Some get entirely engrossed in their mermaid characters, she said.

“I had to teach kids that just because you put on a mermaid tail doesn’t mean you can breathe underwater,” she explained.

“A lot of times, the girls would put on a tail and go straight under the water and not come back up because they thought they could breathe underwater. So I had to teach them that we’re still mammals, even as mermaids, and we still need to come up and breathe. I had to teach them proper breathing techniques and how to properly swim.”

Growing interest

Interest in mermaiding has been growing, most recently driven by the live-action version of ‘The Little Mermaid’ and the Netflix show ‘Merpeople’, which follows several individuals from across the US on the trials and tribulations of breaking into the industry as professional performers.

It’s a fairly small community with a solid online presence, Balli says, as she knows many of the people featured in the Netflix show.

Brittany Balli’s first experience inside a tank was at Merfest International. – Photo: Supplied

She caught up with lots of fellow mermaids recently at Merfest International – a festival of all things ‘mer’ – in South Haven, Michigan.

For mermaids who don’t live on an island, much of their mermaiding is done in swimming pools or water-filled tanks.
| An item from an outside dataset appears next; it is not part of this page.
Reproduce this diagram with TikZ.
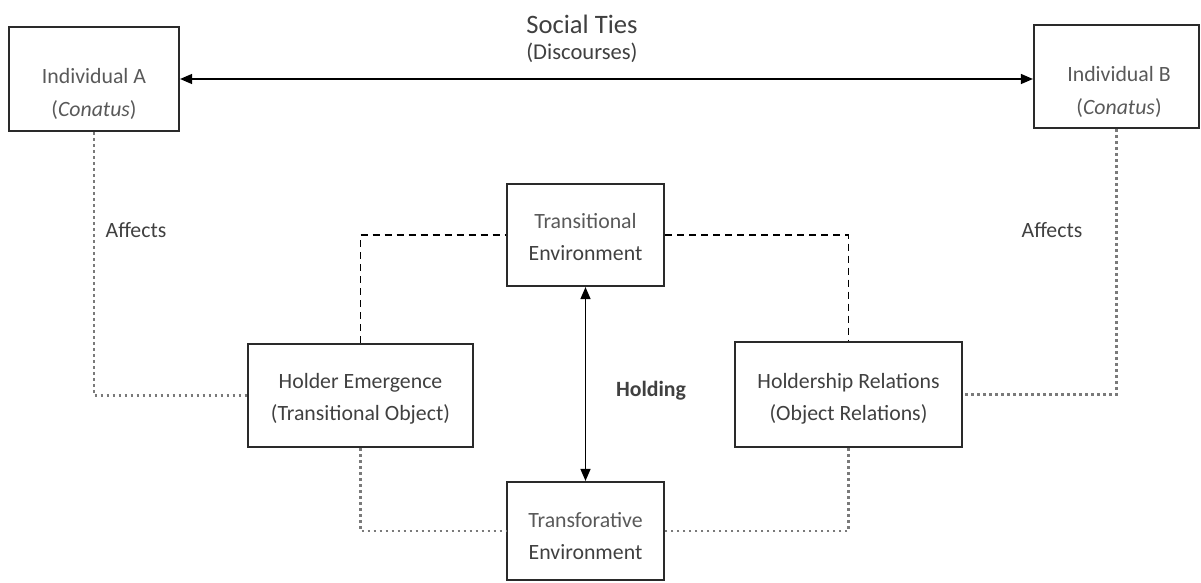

For Balli, her trip to Merfest marked the first time she’d been in a tank.

“When you’re doing poses and things like that in the water, you have people who are there seeing you through the glass, you have to make sure you smile and wave and that your hair doesn’t fall in front of your face,” she says.

While at Merfest, she completed her National Association of Underwater Instructors (NAUI) mermaid certifications.

Now, not only is Balli a NAUI-certified mermaid, she is also a PADi-certified mermaid instructor – as far as she knows, the only one in the Cayman Islands.

Some of the assortment of tails Balli owns. – Photo: James Whittaker

Looking the part

Meanwhile, back at my mermaid training session, Balli lays out her assortment of tails – she has a fairly large collection. She also brings along some of her mermaid accessories, azure wigs, tiaras and head-dresses adorned with shells, clam-shell bikini tops and shiny hair clips.

Anything that might easily be washed away by an errant wave, however, is only used in the swimming pool, she said, as she doesn’t want gorgeous mermaid jewellery to be added to ocean debris.

After we drop into the seapool of Sunset House for my mini training session last month, Balli demonstrates how to use a monofin. Being used to diving with two fins, my natural instinct is to kick my legs individually, but with a single fin, you need to concentrate on keeping your feet together while propelling yourself through the water.

Balli visits another mermaid, Amphitrite, at the Sunset House dive site. – Photo: Jim Catlin Photography

Twenty minutes or so of getting used to the monofins, and trying out some mermaid moves, such as forward and backward flips and blowing kisses underwater, it’s time to get into my mermaid tail.

Balli chooses a beautiful colourful neoprene one for me. She has other ‘beginner’ tails made from lighter fabrics, as well as ‘professional’ tails, made from silicone, which are considerably harder to get into.

Putting on a mermaid tail isn’t easy or graceful. You have to sit down and wiggle your way into the tapering material, slotting your feet into the monofin at the bottom. Especially with the silicone one, it’s often a two-person job. That’s where a ‘mermaid wrangler’ comes in – in Balli’s case, her husband Aaron Hunt, with whom she works at Eco Divers.

After we both don our tails, we sit on the seawall, ready to get back in the water, and then lower ourselves into the seapool.

Norma Connolly tries out a mermaid tail for the first time. – Photo: James Whittaker

The tail is heavier than I’d expected, especially now it’s wet, but my practice time on the monofin makes it manageable. Sadly, I’m unable to replicate an almost perfect backward flip I’d managed earlier with just the monofin on, because the wonderful feathery tail proves a bit too heavy. I vow to master it next time.

With our intrepid breath-holding videographer kneeling on the sand bed below us to capture our mermaiding, Balli demonstrates how to relax your face, smile and wave while holding your breath as you freedive with the giant fish tail. I console myself that she’s been doing this for a decade and makes it look effortless, though I now know it’s certainly not.

I give it a try. I envisage myself as elegantly moving through the water, waving tranquilly and smiling serenely to the videographer. The video footage tells a different tale of clunky efforts to freedive to 10 feet, with puffed-up cheeks while I try to hold my breath and squinted eyes to keep the water out.

I’m going to need a few more lessons before being mistaken for Ariel.